PROBLEM: Quote the listing in full, exactly as given, minus any pictures.

GIVEN MATERIAL:
────

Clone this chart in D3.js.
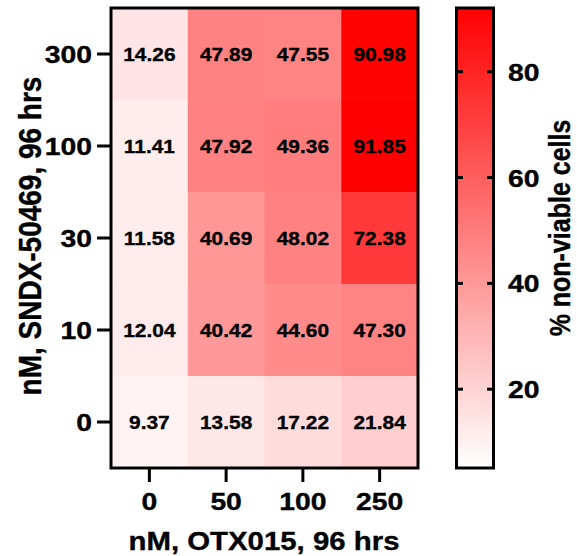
<!DOCTYPE html>
<html>
<head>
<meta charset="utf-8">
<script src="https://cdn.jsdelivr.net/npm/d3@7"></script>
<style>
  html, body { margin: 0; padding: 0; background: #fff; }
  text { font-family: "Liberation Sans", Arial, sans-serif; font-weight: bold; fill: #000; stroke: #000; stroke-width: 0.35px; }
</style>
</head>
<body>
<svg id="chart" width="577" height="556"></svg>
<script>
// ---- data ----
const otx = ["0", "50", "100", "250"];              // x categories (nM OTX015)
const sndx = ["300", "100", "30", "10", "0"];       // y categories top->bottom (nM SNDX-50469)
const row300 = [14.26, 47.89, 47.55, 90.98];
const row100 = [11.41, 47.92, 49.36, 91.85];
const row30  = [11.58, 40.69, 48.02, 72.38];
const row10  = [12.04, 40.42, 44.60, 47.30];
const row0   = [9.37, 13.58, 17.22, 21.84];
const colorTicks = [20, 40, 60, 80];
const colorDomain = [5.3, 91.85];

const rows = [row300, row100, row30, row10, row0];
const cells = [];
sndx.forEach((s, i) => otx.forEach((o, j) => cells.push({ x: o, y: s, v: rows[i][j] })));

const svg = d3.select("#chart");
const SX = 1.18; // horizontal stretch of the reference's axis text
const SC = 1.13; // stretch of cell text

const x = d3.scaleBand().domain(otx).range([111, 418]);
const y = d3.scaleBand().domain(sndx).range([8, 468]);
const color = d3.scaleLinear().domain(colorDomain).range(["#ffffff", "#ff0000"]).interpolate(d3.interpolateRgb);

// cells
svg.append("g").selectAll("rect").data(cells).join("rect")
  .attr("x", d => x(d.x)).attr("y", d => y(d.y))
  .attr("width", x.bandwidth() + 0.5).attr("height", y.bandwidth() + 0.5)
  .attr("fill", d => color(d.v));

// cell labels
svg.append("g").selectAll("text").data(cells).join("text")
  .attr("transform", d => `translate(${x(d.x) + x.bandwidth() / 2},${y(d.y) + y.bandwidth() / 2 + 7}) scale(${SC},1)`)
  .attr("text-anchor", "middle")
  .style("font-size", "18.5px")
  .text(d => d.v.toFixed(2));

// frame
svg.append("rect").attr("x", 111).attr("y", 8).attr("width", 307).attr("height", 460)
  .attr("fill", "none").attr("stroke", "#000").attr("stroke-width", 3);

// y axis
const yAxis = d3.axisLeft(y).tickSize(14).tickPadding(4);
const gy = svg.append("g").attr("transform", "translate(111,0)").call(yAxis);
gy.select(".domain").remove();
gy.selectAll(".tick line").attr("stroke", "#000").attr("stroke-width", 3);
gy.selectAll(".tick text")
  .attr("x", null).attr("dy", null)
  .attr("transform", `translate(-19,9) scale(${SX},1)`)
  .style("font-size", "24px").style("font-family", null);

// x axis
const xAxis = d3.axisBottom(x).tickSize(14).tickPadding(4);
const gx = svg.append("g").attr("transform", "translate(0,468)").call(xAxis);
gx.select(".domain").remove();
gx.selectAll(".tick line").attr("stroke", "#000").attr("stroke-width", 3);
gx.selectAll(".tick text")
  .attr("y", null).attr("dy", null)
  .attr("transform", `translate(0,42) scale(${SX},1)`)
  .style("font-size", "24px").style("font-family", null);

// axis titles
svg.append("text")
  .attr("transform", `translate(264,550) scale(1.13,1)`)
  .attr("text-anchor", "middle").style("font-size", "26px")
  .text("nM, OTX015, 96 hrs");
svg.append("text")
  .attr("transform", `translate(41,236) scale(1.15,1) rotate(-90)`)
  .attr("text-anchor", "middle").style("font-size", "28px")
  .text("nM, SNDX-50469, 96 hrs");

// colour bar
const cb = d3.scaleLinear().domain(colorDomain).range([467, 9]);
const defs = svg.append("defs");
const grad = defs.append("linearGradient").attr("id", "cbgrad")
  .attr("x1", 0).attr("y1", 1).attr("x2", 0).attr("y2", 0);
grad.selectAll("stop").data(d3.range(0, 1.0001, 0.1)).join("stop")
  .attr("offset", t => t)
  .attr("stop-color", t => color(colorDomain[0] + t * (colorDomain[1] - colorDomain[0])));
svg.append("rect").attr("x", 456.5).attr("y", 8).attr("width", 37).attr("height", 460)
  .attr("fill", "url(#cbgrad)").attr("stroke", "#000").attr("stroke-width", 3);
const cbt = svg.append("g");
cbt.selectAll("line.l").data(colorTicks).join("line").attr("class", "l")
  .attr("x1", 456.5).attr("x2", 463).attr("y1", d => cb(d)).attr("y2", d => cb(d))
  .attr("stroke", "#000").attr("stroke-width", 3);
cbt.selectAll("line.r").data(colorTicks).join("line").attr("class", "r")
  .attr("x1", 487).attr("x2", 493.5).attr("y1", d => cb(d)).attr("y2", d => cb(d))
  .attr("stroke", "#000").attr("stroke-width", 3);
cbt.selectAll("text").data(colorTicks).join("text")
  .attr("transform", d => `translate(508,${cb(d) + 9}) scale(${SX},1)`)
  .style("font-size", "24px")
  .text(d => d);
svg.append("text")
  .attr("transform", `translate(570,228) scale(1.15,1) rotate(-90)`)
  .attr("text-anchor", "middle").style("font-size", "25px")
  .text("% non-viable cells");
</script>
</body>
</html>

────

COMPLETE OUTPUT:
Clone this chart in D3.js.
<!DOCTYPE html>
<html>
<head>
<meta charset="utf-8">
<script src="https://cdn.jsdelivr.net/npm/d3@7"></script>
<style>
  html, body { margin: 0; padding: 0; background: #fff; }
  text { font-family: "Liberation Sans", Arial, sans-serif; font-weight: bold; fill: #000; stroke: #000; stroke-width: 0.35px; }
</style>
</head>
<body>
<svg id="chart" width="577" height="556"></svg>
<script>
// ---- data ----
const otx = ["0", "50", "100", "250"];              // x categories (nM OTX015)
const sndx = ["300", "100", "30", "10", "0"];       // y categories top->bottom (nM SNDX-50469)
const row300 = [14.26, 47.89, 47.55, 90.98];
const row100 = [11.41, 47.92, 49.36, 91.85];
const row30  = [11.58, 40.69, 48.02, 72.38];
const row10  = [12.04, 40.42, 44.60, 47.30];
const row0   = [9.37, 13.58, 17.22, 21.84];
const colorTicks = [20, 40, 60, 80];
const colorDomain = [5.3, 91.85];

const rows = [row300, row100, row30, row10, row0];
const cells = [];
sndx.forEach((s, i) => otx.forEach((o, j) => cells.push({ x: o, y: s, v: rows[i][j] })));

const svg = d3.select("#chart");
const SX = 1.18; // horizontal stretch of the reference's axis text
const SC = 1.13; // stretch of cell text

const x = d3.scaleBand().domain(otx).range([111, 418]);
const y = d3.scaleBand().domain(sndx).range([8, 468]);
const color = d3.scaleLinear().domain(colorDomain).range(["#ffffff", "#ff0000"]).interpolate(d3.interpolateRgb);

// cells
svg.append("g").selectAll("rect").data(cells).join("rect")
  .attr("x", d => x(d.x)).attr("y", d => y(d.y))
  .attr("width", x.bandwidth() + 0.5).attr("height", y.bandwidth() + 0.5)
  .attr("fill", d => color(d.v));

// cell labels
svg.append("g").selectAll("text").data(cells).join("text")
  .attr("transform", d => `translate(${x(d.x) + x.bandwidth() / 2},${y(d.y) + y.bandwidth() / 2 + 7}) scale(${SC},1)`)
  .attr("text-anchor", "middle")
  .style("font-size", "18.5px")
  .text(d => d.v.toFixed(2));

// frame
svg.append("rect").attr("x", 111).attr("y", 8).attr("width", 307).attr("height", 460)
  .attr("fill", "none").attr("stroke", "#000").attr("stroke-width", 3);

// y axis
const yAxis = d3.axisLeft(y).tickSize(14).tickPadding(4);
const gy = svg.append("g").attr("transform", "translate(111,0)").call(yAxis);
gy.select(".domain").remove();
gy.selectAll(".tick line").attr("stroke", "#000").attr("stroke-width", 3);
gy.selectAll(".tick text")
  .attr("x", null).attr("dy", null)
  .attr("transform", `translate(-19,9) scale(${SX},1)`)
  .style("font-size", "24px").style("font-family", null);

// x axis
const xAxis = d3.axisBottom(x).tickSize(14).tickPadding(4);
const gx = svg.append("g").attr("transform", "translate(0,468)").call(xAxis);
gx.select(".domain").remove();
gx.selectAll(".tick line").attr("stroke", "#000").attr("stroke-width", 3);
gx.selectAll(".tick text")
  .attr("y", null).attr("dy", null)
  .attr("transform", `translate(0,42) scale(${SX},1)`)
  .style("font-size", "24px").style("font-family", null);

// axis titles
svg.append("text")
  .attr("transform", `translate(264,550) scale(1.13,1)`)
  .attr("text-anchor", "middle").style("font-size", "26px")
  .text("nM, OTX015, 96 hrs");
svg.append("text")
  .attr("transform", `translate(41,236) scale(1.15,1) rotate(-90)`)
  .attr("text-anchor", "middle").style("font-size", "28px")
  .text("nM, SNDX-50469, 96 hrs");

// colour bar
const cb = d3.scaleLinear().domain(colorDomain).range([467, 9]);
const defs = svg.append("defs");
const grad = defs.append("linearGradient").attr("id", "cbgrad")
  .attr("x1", 0).attr("y1", 1).attr("x2", 0).attr("y2", 0);
grad.selectAll("stop").data(d3.range(0, 1.0001, 0.1)).join("stop")
  .attr("offset", t => t)
  .attr("stop-color", t => color(colorDomain[0] + t * (colorDomain[1] - colorDomain[0])));
svg.append("rect").attr("x", 456.5).attr("y", 8).attr("width", 37).attr("height", 460)
  .attr("fill", "url(#cbgrad)").attr("stroke", "#000").attr("stroke-width", 3);
const cbt = svg.append("g");
cbt.selectAll("line.l").data(colorTicks).join("line").attr("class", "l")
  .attr("x1", 456.5).attr("x2", 463).attr("y1", d => cb(d)).attr("y2", d => cb(d))
  .attr("stroke", "#000").attr("stroke-width", 3);
cbt.selectAll("line.r").data(colorTicks).join("line").attr("class", "r")
  .attr("x1", 487).attr("x2", 493.5).attr("y1", d => cb(d)).attr("y2", d => cb(d))
  .attr("stroke", "#000").attr("stroke-width", 3);
cbt.selectAll("text").data(colorTicks).join("text")
  .attr("transform", d => `translate(508,${cb(d) + 9}) scale(${SX},1)`)
  .style("font-size", "24px")
  .text(d => d);
svg.append("text")
  .attr("transform", `translate(570,228) scale(1.15,1) rotate(-90)`)
  .attr("text-anchor", "middle").style("font-size", "25px")
  .text("% non-viable cells");
</script>
</body>
</html>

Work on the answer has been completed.